* Exercise directions: Transcribe the material exactly. Images do not belong in the copy.

* Information provided:
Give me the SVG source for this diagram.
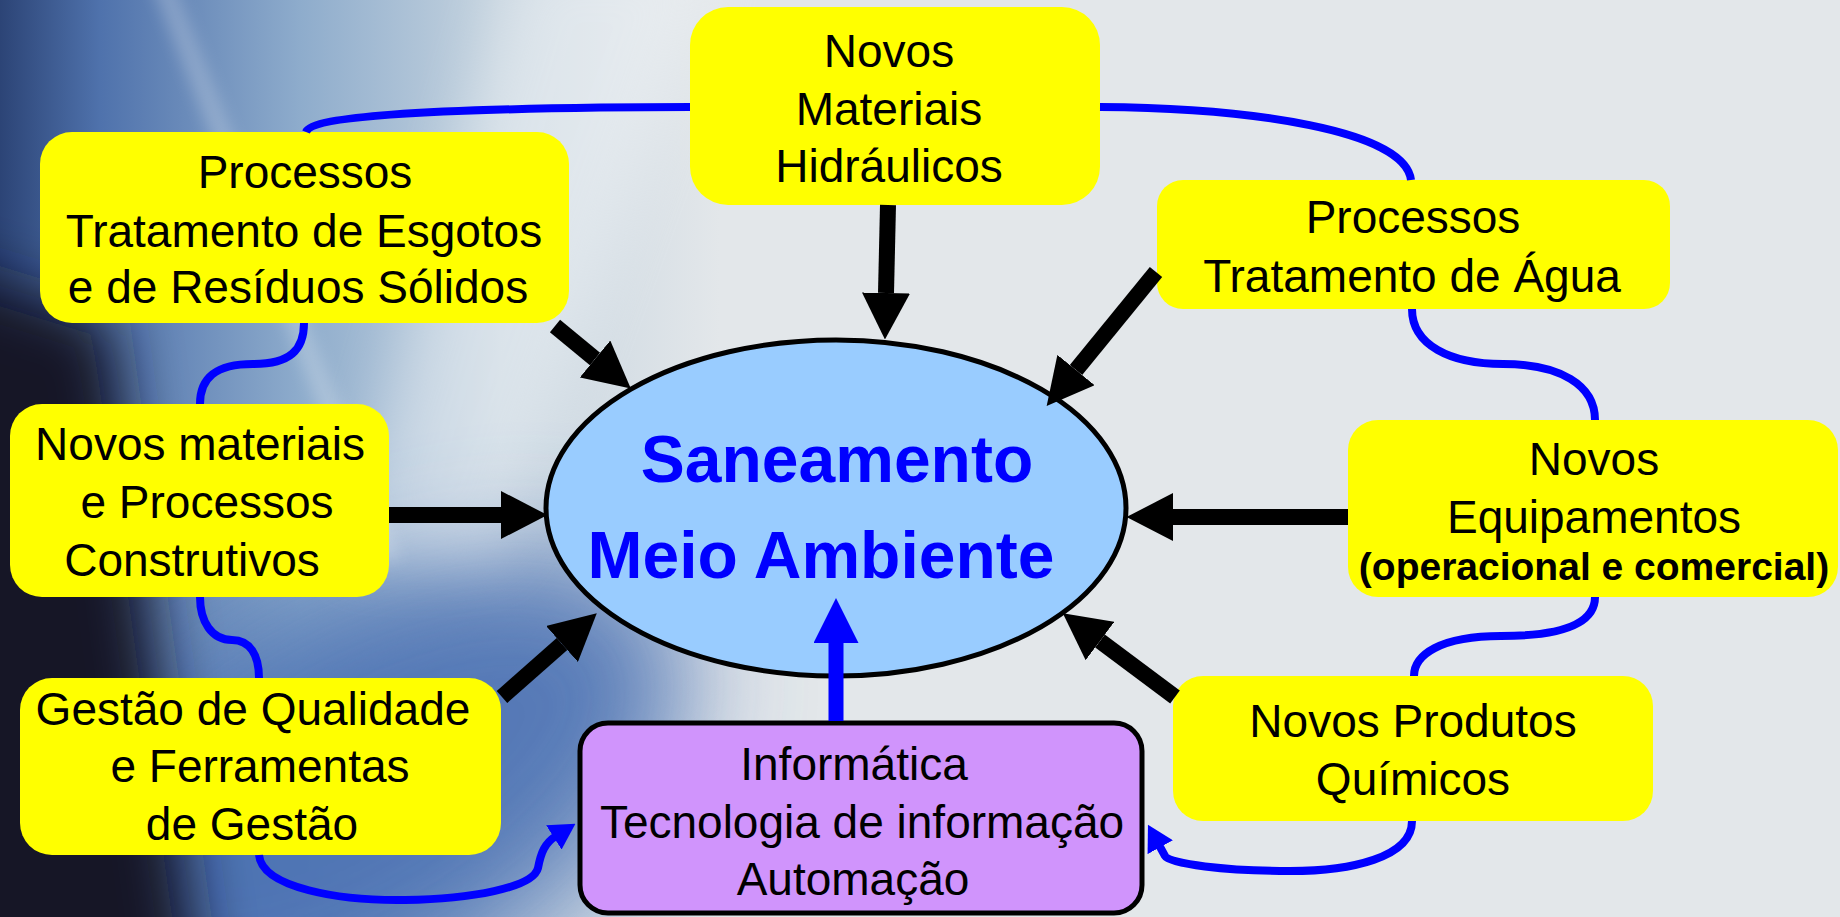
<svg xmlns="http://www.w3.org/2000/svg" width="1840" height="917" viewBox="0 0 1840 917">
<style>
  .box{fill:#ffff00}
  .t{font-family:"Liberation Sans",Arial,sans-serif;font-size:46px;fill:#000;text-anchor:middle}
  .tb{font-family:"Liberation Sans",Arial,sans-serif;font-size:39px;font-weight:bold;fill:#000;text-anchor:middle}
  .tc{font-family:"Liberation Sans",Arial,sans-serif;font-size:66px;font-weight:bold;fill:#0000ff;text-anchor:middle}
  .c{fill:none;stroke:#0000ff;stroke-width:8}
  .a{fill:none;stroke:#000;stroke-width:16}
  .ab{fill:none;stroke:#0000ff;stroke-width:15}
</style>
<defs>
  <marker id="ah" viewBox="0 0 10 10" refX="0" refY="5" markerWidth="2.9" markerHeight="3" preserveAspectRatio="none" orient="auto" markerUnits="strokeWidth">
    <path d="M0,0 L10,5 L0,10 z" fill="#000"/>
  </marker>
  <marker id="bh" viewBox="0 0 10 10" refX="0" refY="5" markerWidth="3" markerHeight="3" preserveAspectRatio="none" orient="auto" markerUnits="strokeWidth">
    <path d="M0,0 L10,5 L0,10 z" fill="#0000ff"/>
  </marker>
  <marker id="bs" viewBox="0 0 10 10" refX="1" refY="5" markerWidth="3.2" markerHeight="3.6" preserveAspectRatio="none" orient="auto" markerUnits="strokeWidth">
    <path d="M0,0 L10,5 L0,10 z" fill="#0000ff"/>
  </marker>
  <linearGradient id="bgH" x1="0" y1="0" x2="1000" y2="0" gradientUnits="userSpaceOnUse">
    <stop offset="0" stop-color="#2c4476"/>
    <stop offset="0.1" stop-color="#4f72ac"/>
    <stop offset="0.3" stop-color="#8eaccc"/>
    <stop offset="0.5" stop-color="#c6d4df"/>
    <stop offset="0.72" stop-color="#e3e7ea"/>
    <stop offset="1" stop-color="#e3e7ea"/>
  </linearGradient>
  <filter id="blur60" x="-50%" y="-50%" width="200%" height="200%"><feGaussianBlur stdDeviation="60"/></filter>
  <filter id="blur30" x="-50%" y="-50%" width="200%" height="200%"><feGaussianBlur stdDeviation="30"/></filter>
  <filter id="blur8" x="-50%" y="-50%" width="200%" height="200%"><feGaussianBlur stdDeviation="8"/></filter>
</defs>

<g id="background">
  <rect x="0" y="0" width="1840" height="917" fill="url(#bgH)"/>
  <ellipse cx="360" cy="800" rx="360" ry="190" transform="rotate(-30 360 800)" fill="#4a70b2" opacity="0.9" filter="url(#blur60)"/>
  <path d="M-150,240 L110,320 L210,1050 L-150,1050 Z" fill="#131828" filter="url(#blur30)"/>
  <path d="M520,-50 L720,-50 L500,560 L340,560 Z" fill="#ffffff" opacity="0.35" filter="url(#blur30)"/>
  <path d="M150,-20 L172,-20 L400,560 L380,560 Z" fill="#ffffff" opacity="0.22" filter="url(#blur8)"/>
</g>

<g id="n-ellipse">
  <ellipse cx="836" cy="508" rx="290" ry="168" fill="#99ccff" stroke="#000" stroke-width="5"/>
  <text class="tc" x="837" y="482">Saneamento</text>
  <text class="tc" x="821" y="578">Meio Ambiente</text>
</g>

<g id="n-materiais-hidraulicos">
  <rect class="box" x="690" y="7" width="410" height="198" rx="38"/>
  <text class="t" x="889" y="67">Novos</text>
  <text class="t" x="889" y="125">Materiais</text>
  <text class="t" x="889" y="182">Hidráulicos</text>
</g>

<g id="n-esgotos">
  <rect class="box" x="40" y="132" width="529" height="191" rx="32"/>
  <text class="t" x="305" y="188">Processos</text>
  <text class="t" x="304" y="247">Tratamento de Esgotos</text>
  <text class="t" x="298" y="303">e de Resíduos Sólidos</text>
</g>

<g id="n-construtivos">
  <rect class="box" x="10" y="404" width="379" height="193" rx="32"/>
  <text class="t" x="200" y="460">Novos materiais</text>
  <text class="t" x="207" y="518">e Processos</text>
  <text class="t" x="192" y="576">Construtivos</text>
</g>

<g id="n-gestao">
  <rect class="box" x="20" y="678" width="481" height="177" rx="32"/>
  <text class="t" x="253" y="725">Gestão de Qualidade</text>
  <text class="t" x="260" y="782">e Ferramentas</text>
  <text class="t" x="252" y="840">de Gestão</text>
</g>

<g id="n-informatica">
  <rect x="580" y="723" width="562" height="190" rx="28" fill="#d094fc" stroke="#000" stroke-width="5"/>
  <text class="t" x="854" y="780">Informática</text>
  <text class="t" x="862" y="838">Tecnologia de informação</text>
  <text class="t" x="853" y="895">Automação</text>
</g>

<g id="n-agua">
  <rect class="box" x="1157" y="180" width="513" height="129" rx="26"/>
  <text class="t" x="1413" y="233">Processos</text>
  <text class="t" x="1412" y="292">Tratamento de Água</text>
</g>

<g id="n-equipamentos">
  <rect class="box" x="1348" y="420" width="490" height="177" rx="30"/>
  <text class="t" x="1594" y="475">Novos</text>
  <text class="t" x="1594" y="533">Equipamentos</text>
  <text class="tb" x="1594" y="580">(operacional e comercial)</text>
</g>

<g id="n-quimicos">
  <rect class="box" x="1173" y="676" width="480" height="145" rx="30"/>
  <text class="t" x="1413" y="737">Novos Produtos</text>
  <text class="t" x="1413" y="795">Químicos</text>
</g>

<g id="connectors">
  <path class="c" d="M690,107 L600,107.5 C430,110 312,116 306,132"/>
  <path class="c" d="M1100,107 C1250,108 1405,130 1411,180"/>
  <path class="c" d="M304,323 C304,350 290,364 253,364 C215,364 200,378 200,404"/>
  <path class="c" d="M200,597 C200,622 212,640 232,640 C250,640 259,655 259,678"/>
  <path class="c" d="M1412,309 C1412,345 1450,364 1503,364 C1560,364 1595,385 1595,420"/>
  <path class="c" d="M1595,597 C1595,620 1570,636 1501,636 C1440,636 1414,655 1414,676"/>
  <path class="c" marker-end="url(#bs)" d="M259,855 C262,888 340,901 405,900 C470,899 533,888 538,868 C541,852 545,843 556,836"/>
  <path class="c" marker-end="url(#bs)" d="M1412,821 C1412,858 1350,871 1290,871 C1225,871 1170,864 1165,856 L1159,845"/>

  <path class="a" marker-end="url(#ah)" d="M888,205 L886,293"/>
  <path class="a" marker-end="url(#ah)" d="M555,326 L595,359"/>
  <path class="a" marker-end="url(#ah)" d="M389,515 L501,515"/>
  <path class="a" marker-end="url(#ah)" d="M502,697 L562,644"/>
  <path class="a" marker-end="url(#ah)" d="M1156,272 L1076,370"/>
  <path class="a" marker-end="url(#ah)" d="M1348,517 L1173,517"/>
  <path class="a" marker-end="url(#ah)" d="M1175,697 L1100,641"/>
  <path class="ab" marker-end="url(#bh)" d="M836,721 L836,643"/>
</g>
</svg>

* Result for this exercise:
Give me the SVG source for this diagram.
<svg xmlns="http://www.w3.org/2000/svg" width="1840" height="917" viewBox="0 0 1840 917">
<style>
  .box{fill:#ffff00}
  .t{font-family:"Liberation Sans",Arial,sans-serif;font-size:46px;fill:#000;text-anchor:middle}
  .tb{font-family:"Liberation Sans",Arial,sans-serif;font-size:39px;font-weight:bold;fill:#000;text-anchor:middle}
  .tc{font-family:"Liberation Sans",Arial,sans-serif;font-size:66px;font-weight:bold;fill:#0000ff;text-anchor:middle}
  .c{fill:none;stroke:#0000ff;stroke-width:8}
  .a{fill:none;stroke:#000;stroke-width:16}
  .ab{fill:none;stroke:#0000ff;stroke-width:15}
</style>
<defs>
  <marker id="ah" viewBox="0 0 10 10" refX="0" refY="5" markerWidth="2.9" markerHeight="3" preserveAspectRatio="none" orient="auto" markerUnits="strokeWidth">
    <path d="M0,0 L10,5 L0,10 z" fill="#000"/>
  </marker>
  <marker id="bh" viewBox="0 0 10 10" refX="0" refY="5" markerWidth="3" markerHeight="3" preserveAspectRatio="none" orient="auto" markerUnits="strokeWidth">
    <path d="M0,0 L10,5 L0,10 z" fill="#0000ff"/>
  </marker>
  <marker id="bs" viewBox="0 0 10 10" refX="1" refY="5" markerWidth="3.2" markerHeight="3.6" preserveAspectRatio="none" orient="auto" markerUnits="strokeWidth">
    <path d="M0,0 L10,5 L0,10 z" fill="#0000ff"/>
  </marker>
  <linearGradient id="bgH" x1="0" y1="0" x2="1000" y2="0" gradientUnits="userSpaceOnUse">
    <stop offset="0" stop-color="#2c4476"/>
    <stop offset="0.1" stop-color="#4f72ac"/>
    <stop offset="0.3" stop-color="#8eaccc"/>
    <stop offset="0.5" stop-color="#c6d4df"/>
    <stop offset="0.72" stop-color="#e3e7ea"/>
    <stop offset="1" stop-color="#e3e7ea"/>
  </linearGradient>
  <filter id="blur60" x="-50%" y="-50%" width="200%" height="200%"><feGaussianBlur stdDeviation="60"/></filter>
  <filter id="blur30" x="-50%" y="-50%" width="200%" height="200%"><feGaussianBlur stdDeviation="30"/></filter>
  <filter id="blur8" x="-50%" y="-50%" width="200%" height="200%"><feGaussianBlur stdDeviation="8"/></filter>
</defs>

<g id="background">
  <rect x="0" y="0" width="1840" height="917" fill="url(#bgH)"/>
  <ellipse cx="360" cy="800" rx="360" ry="190" transform="rotate(-30 360 800)" fill="#4a70b2" opacity="0.9" filter="url(#blur60)"/>
  <path d="M-150,240 L110,320 L210,1050 L-150,1050 Z" fill="#131828" filter="url(#blur30)"/>
  <path d="M520,-50 L720,-50 L500,560 L340,560 Z" fill="#ffffff" opacity="0.35" filter="url(#blur30)"/>
  <path d="M150,-20 L172,-20 L400,560 L380,560 Z" fill="#ffffff" opacity="0.22" filter="url(#blur8)"/>
</g>

<g id="n-ellipse">
  <ellipse cx="836" cy="508" rx="290" ry="168" fill="#99ccff" stroke="#000" stroke-width="5"/>
  <text class="tc" x="837" y="482">Saneamento</text>
  <text class="tc" x="821" y="578">Meio Ambiente</text>
</g>

<g id="n-materiais-hidraulicos">
  <rect class="box" x="690" y="7" width="410" height="198" rx="38"/>
  <text class="t" x="889" y="67">Novos</text>
  <text class="t" x="889" y="125">Materiais</text>
  <text class="t" x="889" y="182">Hidráulicos</text>
</g>

<g id="n-esgotos">
  <rect class="box" x="40" y="132" width="529" height="191" rx="32"/>
  <text class="t" x="305" y="188">Processos</text>
  <text class="t" x="304" y="247">Tratamento de Esgotos</text>
  <text class="t" x="298" y="303">e de Resíduos Sólidos</text>
</g>

<g id="n-construtivos">
  <rect class="box" x="10" y="404" width="379" height="193" rx="32"/>
  <text class="t" x="200" y="460">Novos materiais</text>
  <text class="t" x="207" y="518">e Processos</text>
  <text class="t" x="192" y="576">Construtivos</text>
</g>

<g id="n-gestao">
  <rect class="box" x="20" y="678" width="481" height="177" rx="32"/>
  <text class="t" x="253" y="725">Gestão de Qualidade</text>
  <text class="t" x="260" y="782">e Ferramentas</text>
  <text class="t" x="252" y="840">de Gestão</text>
</g>

<g id="n-informatica">
  <rect x="580" y="723" width="562" height="190" rx="28" fill="#d094fc" stroke="#000" stroke-width="5"/>
  <text class="t" x="854" y="780">Informática</text>
  <text class="t" x="862" y="838">Tecnologia de informação</text>
  <text class="t" x="853" y="895">Automação</text>
</g>

<g id="n-agua">
  <rect class="box" x="1157" y="180" width="513" height="129" rx="26"/>
  <text class="t" x="1413" y="233">Processos</text>
  <text class="t" x="1412" y="292">Tratamento de Água</text>
</g>

<g id="n-equipamentos">
  <rect class="box" x="1348" y="420" width="490" height="177" rx="30"/>
  <text class="t" x="1594" y="475">Novos</text>
  <text class="t" x="1594" y="533">Equipamentos</text>
  <text class="tb" x="1594" y="580">(operacional e comercial)</text>
</g>

<g id="n-quimicos">
  <rect class="box" x="1173" y="676" width="480" height="145" rx="30"/>
  <text class="t" x="1413" y="737">Novos Produtos</text>
  <text class="t" x="1413" y="795">Químicos</text>
</g>

<g id="connectors">
  <path class="c" d="M690,107 L600,107.5 C430,110 312,116 306,132"/>
  <path class="c" d="M1100,107 C1250,108 1405,130 1411,180"/>
  <path class="c" d="M304,323 C304,350 290,364 253,364 C215,364 200,378 200,404"/>
  <path class="c" d="M200,597 C200,622 212,640 232,640 C250,640 259,655 259,678"/>
  <path class="c" d="M1412,309 C1412,345 1450,364 1503,364 C1560,364 1595,385 1595,420"/>
  <path class="c" d="M1595,597 C1595,620 1570,636 1501,636 C1440,636 1414,655 1414,676"/>
  <path class="c" marker-end="url(#bs)" d="M259,855 C262,888 340,901 405,900 C470,899 533,888 538,868 C541,852 545,843 556,836"/>
  <path class="c" marker-end="url(#bs)" d="M1412,821 C1412,858 1350,871 1290,871 C1225,871 1170,864 1165,856 L1159,845"/>

  <path class="a" marker-end="url(#ah)" d="M888,205 L886,293"/>
  <path class="a" marker-end="url(#ah)" d="M555,326 L595,359"/>
  <path class="a" marker-end="url(#ah)" d="M389,515 L501,515"/>
  <path class="a" marker-end="url(#ah)" d="M502,697 L562,644"/>
  <path class="a" marker-end="url(#ah)" d="M1156,272 L1076,370"/>
  <path class="a" marker-end="url(#ah)" d="M1348,517 L1173,517"/>
  <path class="a" marker-end="url(#ah)" d="M1175,697 L1100,641"/>
  <path class="ab" marker-end="url(#bh)" d="M836,721 L836,643"/>
</g>
</svg>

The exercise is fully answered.